Are you SMART?
Every year millions of people receive performance appraisals and feedback related to their work. When that feedback is given there is always a question ofrelevancy. How do the Appraiser and the Appraise know if they have the same goals in mind when measuring performance?
If people were motors it would be easy. You could measure the number of times the person revolves per minute and make some other basic calculations. It would be simple, repeatable and easy to explain.
As we know people are not motors or machines. There are complexities and subtleties in the way we work and interact with people, processes and technology. Creating a framework with a few simple dimensions allows both parties to have a simple dialogue and create a contract of understanding. We want everyone to become SMART.
SMART stands for:
- Specific – Can you state the goal clearly and with a single meaning in a well understood vocabulary?

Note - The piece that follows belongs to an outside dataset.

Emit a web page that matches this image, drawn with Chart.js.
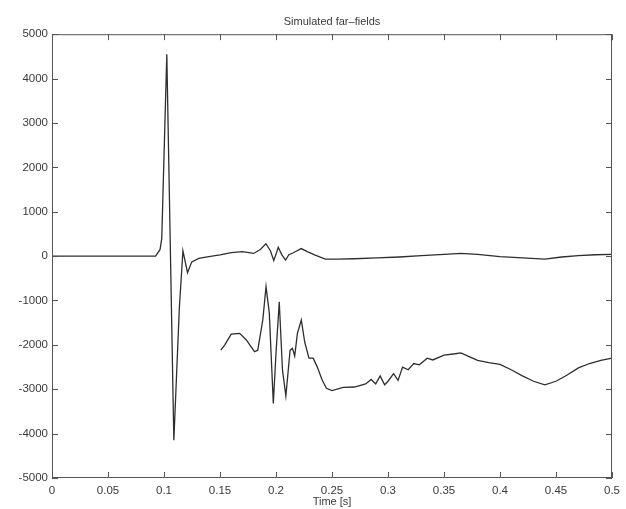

- Measurable – What are the specific and detailed metrics you will use to know if the goal is achieved?
- Achievable – Can the goals be achieved by the person in question with the resources skills they have?
- Realistic – Are these goals, based on time, quality, resources possible?
- Timely – Can we define a specific timeframe by which the goals must be accomplished? Are they relevant to activities happening here and now? Would it be better to give feedback over smaller, more context (here and now) relevant timeframes? Social media has become a great vehicle for businesses and people in terms of that context. Have you ever received feedback three months after an event? Think about how that made you feel
Use simple words to describe your goals and measures. Personally, I can be the worst offender when it comes to keeping it simple ;) I have a tendency to use what one person called “a lot of ten dollar words.” This doesn't make them less valid but it can create the sense of trying to hide/distance something or confuse the listener.
As you create a person's goals keep in mind who your audience is at the time(usually one person and HR). Account for their years of experience and role. No matter how technical the role, try to keep jargon out of the description.
Try “Create five new and reusable libraries using .Net” vs. “Code five Assemblies.” The second one might sound smarter and be more precise but it will be more difficult to discuss with a third party should it become necessary.
When you need to develop goals and measures ensure that you allow enough time to develop the dimensions and review with others. Taking them on the journey of how you came up with these goals is equally important as delivering them.
What are your lessons learned from being SMART?